Рене был пантеистом и верил в вечность материи, поскольку знал по опыту, что зерно пшеницы можно размельчить на тысячи зернышек, но его нельзя разрушить; однако в бессмертие души он не верил, потому что душа ему никогда не являлась, а Рене не верил во все то, что невидимо и неосязаемо.
Бишат
[55]
, изучавший этот вопрос и давший свой ответ на него, к тому времени умер; его прекрасная книга о жизни и смерти, уточнявшая Галля и Шпурцхейма, увидела свет, когда Рене был в тюрьме, и стала для него настольной. По мере того как он разворачивал свою теорию материи, слезы тихо стекали из глаз Жанны, оставляя два перламутровых ручейка по сторонам лица.
— Значит, — заговорила она, — вы думаете, Рене, что если однажды мы расстанемся, то навсегда и больше не увидимся?
— Я не говорю этого, Жанна, — ответил Рене. — Судьба позаботилась о нашей встрече в первый раз, и, возможно, в другой она же опять сведет нас: вы можете прокатиться в Париж или я вернусь в Индию.
— Я не поеду во Францию, — возразила Жанна, — а вы не вернетесь в Индию; наши сердца разъединены всей силой любви другой женщины к вам, а наши тела будет разделять толща земли. Вы мне все время говорите о том, Рене, что не верите в невидимость и неосязаемость, но хотите, чтобы я поверила в вашу любовь к Клер де Сурди, совершенно невидимую и неосязаемую.
— Да, но ведь предмет этой любви видим и осязаем. Я верю и в вашу любовь ко мне, Жанна, несмотря на то, что не в состоянии ее видеть, но она окружает меня, как те облака в «Энеиде», что окружали богов.
— Вы правы, Рене, — ответила Жанна, осушая его платком свои глаза и не отнимая его платок от глаз. — Рене, — продолжила она вставая, — я жестока и эгоистична. Своим несчастьем я насылаю несчастье и на вас. Да завтра Завтра мы расстаемся. Не отнимайте у моей души силы, которые ей потребуются в этот высший момент ее жизни. Мне понадобится все мое мужество. Возможно, и вам потребуется ваше.
— Вы вернетесь к себе, Жанна?
— Да, мне нужно помолиться. Я знаю, молитва не излечивает, но она в состоянии оглушить, словно опиум; только обещайте мне одну вещь.
— Какую, Жанна?
— Что вы не уедете внезапно, не попрощавшись со мной. Я хочу, чтобы это было долгое и утешительное прощание. Я хочу, как обычно, уснуть у вас на плече, на этот раз с мыслью и желанием больше не просыпаться.
Реке медлил оставить Жанну, испытывая чувство, в котором не отдавал себе отчета. Он проводил ее до дверей ее комнаты и долго прижимал к своей груди. Направляясь к себе, несколько раз останавливался: ему чудилось, что Жанна зовет его. Ему было не по себе, он не мог заснуть, точно какое-то предвиденье тревожило его, что вот-вот должно случиться большое несчастье.
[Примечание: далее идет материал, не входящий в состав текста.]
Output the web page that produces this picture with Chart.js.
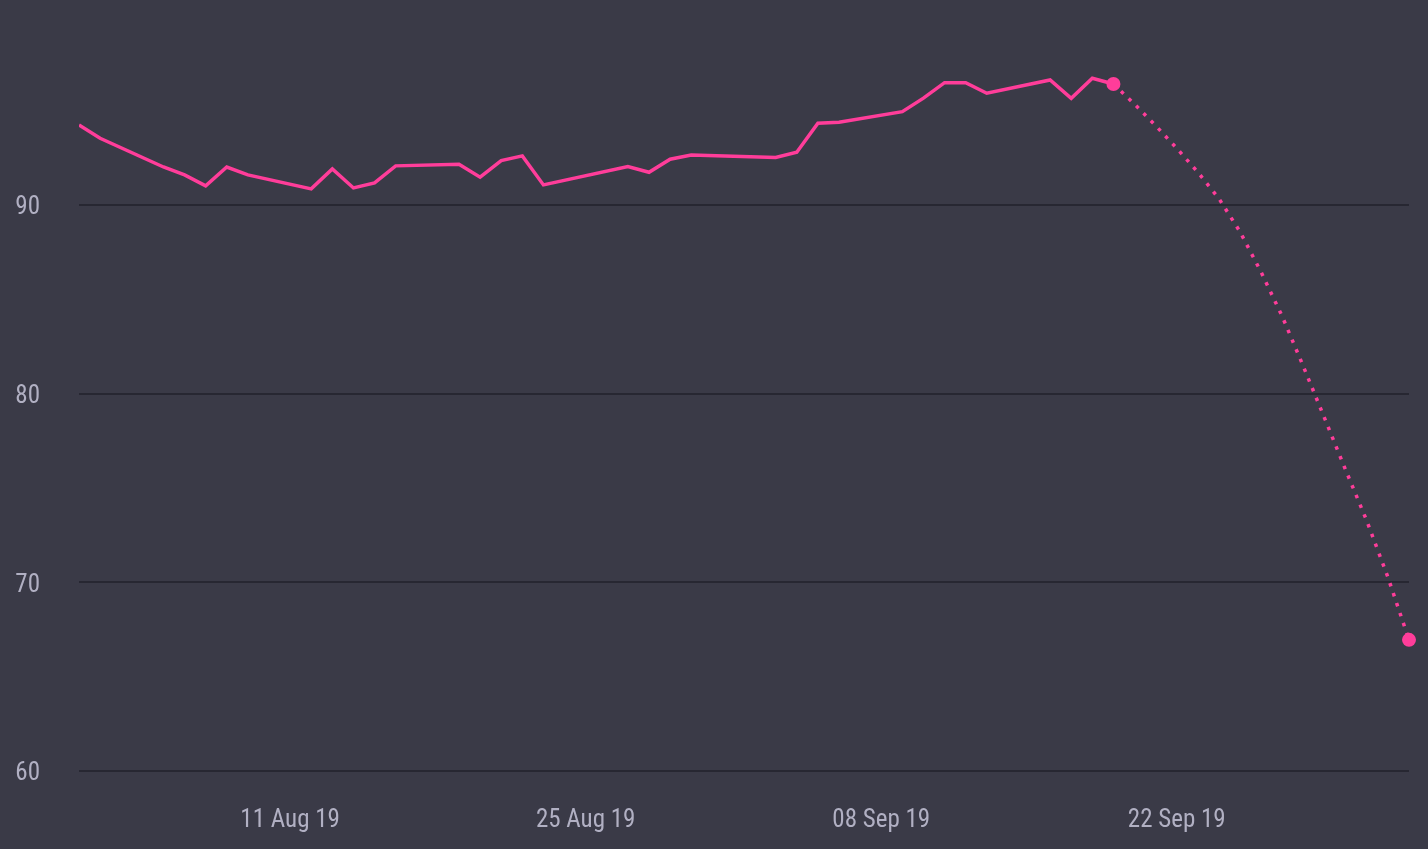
<!DOCTYPE html>
<html>
<head>
<meta charset="utf-8">
<script src="https://cdn.jsdelivr.net/npm/chart.js@4"></script>
<style>
	html, body { margin: 0; padding: 0; background: #3a3a47; }
	#wrap { width: 1428px; height: 849px; position: relative; }
</style>
</head>
<body>
<div id="wrap"><canvas id="chart"></canvas></div>
<script>
// observed values (business days)
const actualDates = [
	'2019-08-01','2019-08-02','2019-08-05','2019-08-06','2019-08-07','2019-08-08','2019-08-09',
	'2019-08-12','2019-08-13','2019-08-14','2019-08-15','2019-08-16',
	'2019-08-19','2019-08-20','2019-08-21','2019-08-22','2019-08-23',
	'2019-08-27','2019-08-28','2019-08-29','2019-08-30',
	'2019-09-03','2019-09-04','2019-09-05','2019-09-06',
	'2019-09-09','2019-09-10','2019-09-11','2019-09-12','2019-09-13',
	'2019-09-16','2019-09-17','2019-09-18','2019-09-19'
];
const actualValues = [
	94.24, 93.53, 92.01, 91.59, 91.01, 92.01, 91.59,
	90.85, 91.91, 90.90, 91.17, 92.07,
	92.15, 91.47, 92.35, 92.60, 91.06,
	92.03, 91.73, 92.42, 92.65,
	92.51, 92.79, 94.33, 94.38,
	94.94, 95.66, 96.48, 96.48, 95.92,
	96.62, 95.65, 96.71, 96.41
];

// projected values (dotted)
const forecastDates = [
	'2019-09-19','2019-09-20','2019-09-21','2019-09-22','2019-09-23','2019-09-24','2019-09-25',
	'2019-09-26','2019-09-27','2019-09-28','2019-09-29','2019-09-30','2019-10-01','2019-10-02','2019-10-03'
];
const forecastValues = [
	96.41, 95.34, 94.20, 93.00, 91.73, 90.33, 88.57,
	86.43, 84.08, 81.43, 78.70, 75.95, 73.26, 70.27, 66.95
];

const xTickDates = ['2019-08-11','2019-08-25','2019-09-08','2019-09-22'];
const xTickLabels = ['11 Aug 19','25 Aug 19','08 Sep 19','22 Sep 19'];
const yTickValues = [60, 70, 80, 90];

const startDate = '2019-08-01';
const endDate = '2019-10-03';

const PINK = '#ff3d9a';
const TEXT = '#b1b0c3';
const GRID = '#272732';
const FONT = "'Roboto Condensed', 'Liberation Sans Narrow', 'DejaVu Sans Condensed', sans-serif";

const DAY = 86400000;
const dayOf = s => (Date.parse(s + 'T00:00:00Z') - Date.parse(startDate + 'T00:00:00Z')) / DAY;

const toPoints = (dates, values) => dates.map((d, i) => ({ x: dayOf(d), y: values[i] }));

const lastIdx = forecastValues.length - 1;

new Chart(document.getElementById('chart').getContext('2d'), {
	type: 'line',
	data: {
		datasets: [
			{
				label: 'Actual',
				data: toPoints(actualDates, actualValues),
				borderColor: PINK,
				backgroundColor: PINK,
				borderWidth: 3.5,
				pointRadius: 0,
				tension: 0,
				fill: false
			},
			{
				label: 'Forecast',
				data: toPoints(forecastDates, forecastValues),
				borderColor: PINK,
				backgroundColor: PINK,
				borderWidth: 3.5,
				borderDash: [3.5, 7],
				pointRadius: ctx => (ctx.dataIndex === 0 || ctx.dataIndex === lastIdx) ? 7 : 0,
				pointBorderWidth: 0,
				tension: 0,
				fill: false,
				clip: false
			}
		]
	},
	options: {
		responsive: true,
		maintainAspectRatio: false,
		animation: false,
		layout: { autoPadding: false, padding: { left: 0, right: 19, top: 0, bottom: 0 } },
		plugins: {
			legend: { display: false },
			tooltip: { enabled: false }
		},
		scales: {
			x: {
				type: 'linear',
				min: dayOf(startDate),
				max: dayOf(endDate),
				grid: { display: false, drawTicks: false },
				border: { display: false },
				afterBuildTicks: axis => {
					axis.ticks = xTickDates.map(d => ({ value: dayOf(d) }));
				},
				afterFit: axis => { axis.height = 78; },
				ticks: {
					autoSkip: false,
					maxRotation: 0,
					padding: 35,
					color: TEXT,
					font: { family: FONT, size: 25 },
					callback: (v, i) => xTickLabels[i]
				}
			},
			y: {
				min: 60,
				max: 100.86,
				grid: { color: GRID, lineWidth: 2, drawTicks: false },
				border: { display: false },
				afterBuildTicks: axis => {
					axis.ticks = yTickValues.map(v => ({ value: v }));
				},
				afterFit: axis => {
					axis.width = 79;
					axis.paddingTop = 0;
					axis.paddingBottom = 0;
				},
				ticks: {
					padding: 39,
					labelOffset: 3,
					color: TEXT,
					font: { family: FONT, size: 25 }
				}
			}
		}
	}
});
</script>
</body>
</html>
Он подошел к своему окну, надеясь вдохнуть свежесть ночного воздуха И впрямь, казалось, повеяло первой утренней свежестью. Белесый свет, придававший ночи прозрачность, начал исчезать, уступая место сероватой пелене. Ему послышалось, что дверь у Жанны отворяется, и он кинулся было спросить, не почувствовала ли она себя дурно, но тут же подумал, что это может выглядеть так, будто он за ней следит, и замер перед своей дверью, так и не открыв ее. Не услышав больше никаких подозрительных звуков, он вернулся к окну. К этому времени ночь еще потеряла в своей прозрачности, но и при таком слабом свете он не мог не узнать Жанну, укутанную в ночной пеньюар, покинувшую дом и неуверенно ступавшую в сторону окрестной пустоши, так, словно шла босиком. Первой догадкой, пришедшей ему, была та, что у Жанны приступ сомнамбулизма и она действует бессознательно, не зная, что творит. Но довольно скоро переменил мнение. Жанна двигалась не бесчувственно и машинально, как это обычно у призраков и сомнамбул, — а напротив, боязливо и всякий раз вздрагивала от боли, когда нога наступала на ребристый или острый камешек. В какой-то миг она подняла голову и оглянулась на окно Рене, но он успел отпрянуть в глубь комнаты, и она его не увидела.